I am running a home server with a Hardened Gentoo install. I have set up a hardware watchdog (Intel TCO on an 82801 (ICH6) chipset) and have it working. I am using the watchdog utility from portage.
The watchdog functions correctly, but when I run "/etc/init.d/watchdog stop" or "/etc/init.d/watchdog start", it just hangs at "Stopping watchdog ...".
Additionally, I would like to have a repair script, but I can't find any documentation on the error codes. I have also looked for an example, but have failed to find one. According to the Gentoo Wiki article I was reading, there should be an example installed somewhere with the watchdog, but I have been unable to locate it.
My watchdog options, from /etc/conf.d/watchdog, are "-v -b", but I do not see any messages in dmesg. I haven't investigated whether I should, yet.
Here is my watchdog.conf:
Code:
#ping = 172.31.14.1
#ping = 172.26.1.255
#interface = eth0
#file = /var/log/messages
#change = 1407
# Uncomment to enable test.

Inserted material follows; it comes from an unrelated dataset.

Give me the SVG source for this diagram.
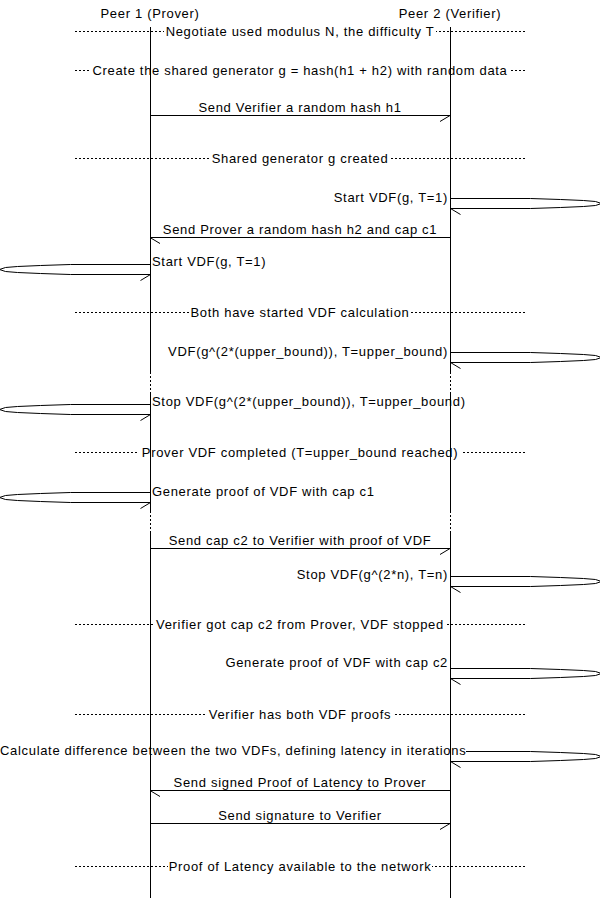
<svg xmlns="http://www.w3.org/2000/svg" width="600" height="898" viewBox="0 0 600 898">
<style>
text{font-family:"Liberation Sans",Arial,sans-serif;font-size:13px;letter-spacing:0.68px;fill:#000}
.c{text-anchor:middle}
.e{text-anchor:end}
.ln{stroke:#000;stroke-width:1;fill:none}
.dot{stroke:#000;stroke-width:1;stroke-dasharray:2 2;fill:none}
.bg{fill:#fff}
</style>
<defs>
  <path id="selfR" class="ln" d="M0,0H80L110,1L133,2L145,3L151,5L145,7L133,8L110,9L80,10H0M0,10L10,16"/>
</defs>
<rect width="600" height="898" fill="#fff"/>
<g id="connectors">
  <!-- dividers -->
  <line class="dot" x1="75" y1="31.5" x2="525" y2="31.5"/>
  <line class="dot" x1="75" y1="70.5" x2="525" y2="70.5"/>
  <line class="dot" x1="75" y1="158.5" x2="525" y2="158.5"/>
  <line class="dot" x1="75" y1="312.5" x2="525" y2="312.5"/>
  <line class="dot" x1="75" y1="452.5" x2="525" y2="452.5"/>
  <line class="dot" x1="75" y1="624.5" x2="525" y2="624.5"/>
  <line class="dot" x1="75" y1="714.5" x2="525" y2="714.5"/>
  <line class="dot" x1="75" y1="866.5" x2="525" y2="866.5"/>
  <!-- messages -->
  <path class="ln" d="M150,115.5H450.5M450,115.5L440,121.5"/>
  <path class="ln" d="M450,237.5H150M150,237.5L160,243.5"/>
  <path class="ln" d="M150,548.5H450.5M450,548.5L440,554.5"/>
  <path class="ln" d="M450,790.5H150M150,790.5L160,796.5"/>
  <path class="ln" d="M150,823.5H450.5M450,823.5L440,829.5"/>
  <!-- self arrows -->
  <use href="#selfR" transform="translate(450.5,198.5)"/>
  <use href="#selfR" transform="translate(150.5,264.5) scale(-1,1)"/>
  <use href="#selfR" transform="translate(450.5,352.5)"/>
  <use href="#selfR" transform="translate(150.5,404.5) scale(-1,1)"/>
  <use href="#selfR" transform="translate(150.5,492.5) scale(-1,1)"/>
  <use href="#selfR" transform="translate(450.5,576.5)"/>
  <use href="#selfR" transform="translate(450.5,668.5)"/>
  <use href="#selfR" transform="translate(450.5,751.5)"/>
</g>
<g id="labels">
  <rect class="bg" x="164" y="24" width="272" height="15"/>
  <rect class="bg" x="91" y="63" width="418" height="15"/>
  <rect class="bg" x="211" y="151" width="178" height="15"/>
  <rect class="bg" x="189" y="305" width="222" height="15"/>
  <rect class="bg" x="139" y="445" width="322" height="15"/>
  <rect class="bg" x="155" y="617" width="292" height="15"/>
  <rect class="bg" x="207" y="707" width="186" height="15"/>
  <rect class="bg" x="168" y="859" width="264" height="15"/>
  <rect class="bg" x="0" y="743" width="466" height="15"/>
</g>
<g id="dividers">
  <text class="c" x="300" y="36">Negotiate used modulus N, the difficulty T</text>
  <text class="c" x="300" y="75">Create the shared generator g = hash(h1 + h2) with random data</text>
  <text class="c" x="300" y="163">Shared generator g created</text>
  <text class="c" x="300" y="317">Both have started VDF calculation</text>
  <text class="c" x="300" y="457">Prover VDF completed (T=upper_bound reached)</text>
  <text class="c" x="300" y="629">Verifier got cap c2 from Prover, VDF stopped</text>
  <text class="c" x="300" y="719">Verifier has both VDF proofs</text>
  <text class="c" x="300" y="871">Proof of Latency available to the network</text>
</g>
<g id="messages">
  <text class="c" x="300" y="112">Send Verifier a random hash h1</text>
  <text class="c" x="300" y="234">Send Prover a random hash h2 and cap c1</text>
  <text class="c" x="300" y="545">Send cap c2 to Verifier with proof of VDF</text>
  <text class="c" x="300" y="787">Send signed Proof of Latency to Prover</text>
  <text class="c" x="300" y="820">Send signature to Verifier</text>
</g>
<g id="self-messages">
  <text class="e" x="448" y="202">Start VDF(g, T=1)</text>
  <text x="152" y="266">Start VDF(g, T=1)</text>
  <text class="e" x="448" y="356">VDF(g^(2*(upper_bound)), T=upper_bound)</text>
  <text x="152" y="406">Stop VDF(g^(2*(upper_bound)), T=upper_bound)</text>
  <text x="152" y="496">Generate proof of VDF with cap c1</text>
  <text class="e" x="448" y="579">Stop VDF(g^(2*n), T=n)</text>
  <text class="e" x="448" y="667">Generate proof of VDF with cap c2</text>
  <text x="0" y="755">Calculate difference between the two VDFs, defining latency in iterations</text>
</g>
<g id="prover">
  <text class="c" x="150" y="18">Peer 1 (Prover)</text>
  <path class="ln" d="M150.5,27V372M150.5,392V511M150.5,531V898"/>
  <path class="dot" d="M150.5,372V392M150.5,511V531"/>
</g>
<g id="verifier">
  <text class="c" x="450" y="18">Peer 2 (Verifier)</text>
  <path class="ln" d="M450.5,27V372M450.5,392V511M450.5,531V898"/>
  <path class="dot" d="M450.5,372V392M450.5,511V531"/>
</g>
</svg>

Setting one of these values to '0' disables it.
# These values will hopefully never reboot your machine during normal use
# (if your machine is really hung, the loadavg will go much higher than 25)
max-load-1 = 10
max-load-5 = 5
max-load-15 = 2
# Note that this is the number of pages!
# To get the real size, check how large the pagesize is on your machine.
#min-memory = 1
#repair-binary = /usr/sbin/repair
#test-binary =
#test-timeout =
watchdog-device = /dev/watchdog
# Defaults compiled into the binary
#temperature-device =
#max-temperature = 120
# Defaults compiled into the binary
admin = <my email here>
interval = 10
#logtick = 1
# This greatly decreases the chance that watchdog won't be scheduled before
# your machine is really loaded
#realtime = yes
#priority = 1
# Check if syslogd is still running by enabling the following line
#pidfile = /var/run/syslogd.pid
pidfile = /var/run/sshd.pid
pidfile = /var/run/apache2.pid
pidfile = /var/run/dhcpcd-eth0.pid
pidfile = /var/run/ddclient/ddclient.pid
Does anyone have an idea about my hanging problem, or a link to documentation on the repair program?
Thank you for any help.
EDIT:
I have found that uptime reports a load average of 1.00 (it's a single-processor system) during what should be a reboot ("Stopping watchdog ..." is blocking it.) According to top, runscript is using 99.9% CPU. This was diagnosed over SSH (I set watchdog to run in the default runlevel, and start after the processes it monitors. I am changing that now.)